§ **Exercise objective**
Print the listing as it stands, omitting all images.

_____

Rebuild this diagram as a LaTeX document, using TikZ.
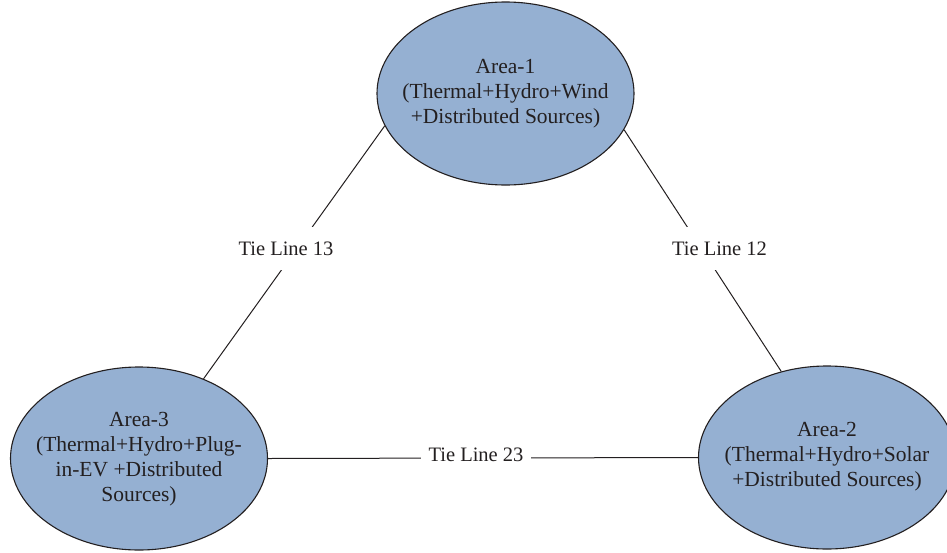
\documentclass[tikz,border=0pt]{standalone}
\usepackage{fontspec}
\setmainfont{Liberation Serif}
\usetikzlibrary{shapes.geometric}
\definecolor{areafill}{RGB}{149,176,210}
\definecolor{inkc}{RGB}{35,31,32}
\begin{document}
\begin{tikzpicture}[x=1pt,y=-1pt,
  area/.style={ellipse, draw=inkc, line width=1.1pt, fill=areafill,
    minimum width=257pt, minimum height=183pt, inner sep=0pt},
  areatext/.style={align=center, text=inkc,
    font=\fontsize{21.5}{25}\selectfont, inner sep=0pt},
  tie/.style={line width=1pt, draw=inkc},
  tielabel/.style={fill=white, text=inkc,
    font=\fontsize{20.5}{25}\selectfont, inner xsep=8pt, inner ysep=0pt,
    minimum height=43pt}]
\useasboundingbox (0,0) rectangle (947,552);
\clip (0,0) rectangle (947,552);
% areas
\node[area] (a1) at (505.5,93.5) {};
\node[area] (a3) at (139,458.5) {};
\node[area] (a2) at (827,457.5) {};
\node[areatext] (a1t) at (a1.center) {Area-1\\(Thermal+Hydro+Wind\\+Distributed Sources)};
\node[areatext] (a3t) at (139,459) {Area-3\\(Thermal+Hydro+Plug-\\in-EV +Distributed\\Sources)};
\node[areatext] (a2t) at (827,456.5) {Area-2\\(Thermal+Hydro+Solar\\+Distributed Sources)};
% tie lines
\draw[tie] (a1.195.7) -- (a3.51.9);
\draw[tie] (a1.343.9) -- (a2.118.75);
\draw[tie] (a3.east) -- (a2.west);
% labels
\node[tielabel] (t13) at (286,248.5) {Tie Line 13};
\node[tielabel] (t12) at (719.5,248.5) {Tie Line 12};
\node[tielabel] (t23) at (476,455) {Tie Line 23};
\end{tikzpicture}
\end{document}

_____

§ **Solution**
Rebuild this diagram as a LaTeX document, using TikZ.
\documentclass[tikz,border=0pt]{standalone}
\usepackage{fontspec}
\setmainfont{Liberation Serif}
\usetikzlibrary{shapes.geometric}
\definecolor{areafill}{RGB}{149,176,210}
\definecolor{inkc}{RGB}{35,31,32}
\begin{document}
\begin{tikzpicture}[x=1pt,y=-1pt,
  area/.style={ellipse, draw=inkc, line width=1.1pt, fill=areafill,
    minimum width=257pt, minimum height=183pt, inner sep=0pt},
  areatext/.style={align=center, text=inkc,
    font=\fontsize{21.5}{25}\selectfont, inner sep=0pt},
  tie/.style={line width=1pt, draw=inkc},
  tielabel/.style={fill=white, text=inkc,
    font=\fontsize{20.5}{25}\selectfont, inner xsep=8pt, inner ysep=0pt,
    minimum height=43pt}]
\useasboundingbox (0,0) rectangle (947,552);
\clip (0,0) rectangle (947,552);
% areas
\node[area] (a1) at (505.5,93.5) {};
\node[area] (a3) at (139,458.5) {};
\node[area] (a2) at (827,457.5) {};
\node[areatext] (a1t) at (a1.center) {Area-1\\(Thermal+Hydro+Wind\\+Distributed Sources)};
\node[areatext] (a3t) at (139,459) {Area-3\\(Thermal+Hydro+Plug-\\in-EV +Distributed\\Sources)};
\node[areatext] (a2t) at (827,456.5) {Area-2\\(Thermal+Hydro+Solar\\+Distributed Sources)};
% tie lines
\draw[tie] (a1.195.7) -- (a3.51.9);
\draw[tie] (a1.343.9) -- (a2.118.75);
\draw[tie] (a3.east) -- (a2.west);
% labels
\node[tielabel] (t13) at (286,248.5) {Tie Line 13};
\node[tielabel] (t12) at (719.5,248.5) {Tie Line 12};
\node[tielabel] (t23) at (476,455) {Tie Line 23};
\end{tikzpicture}
\end{document}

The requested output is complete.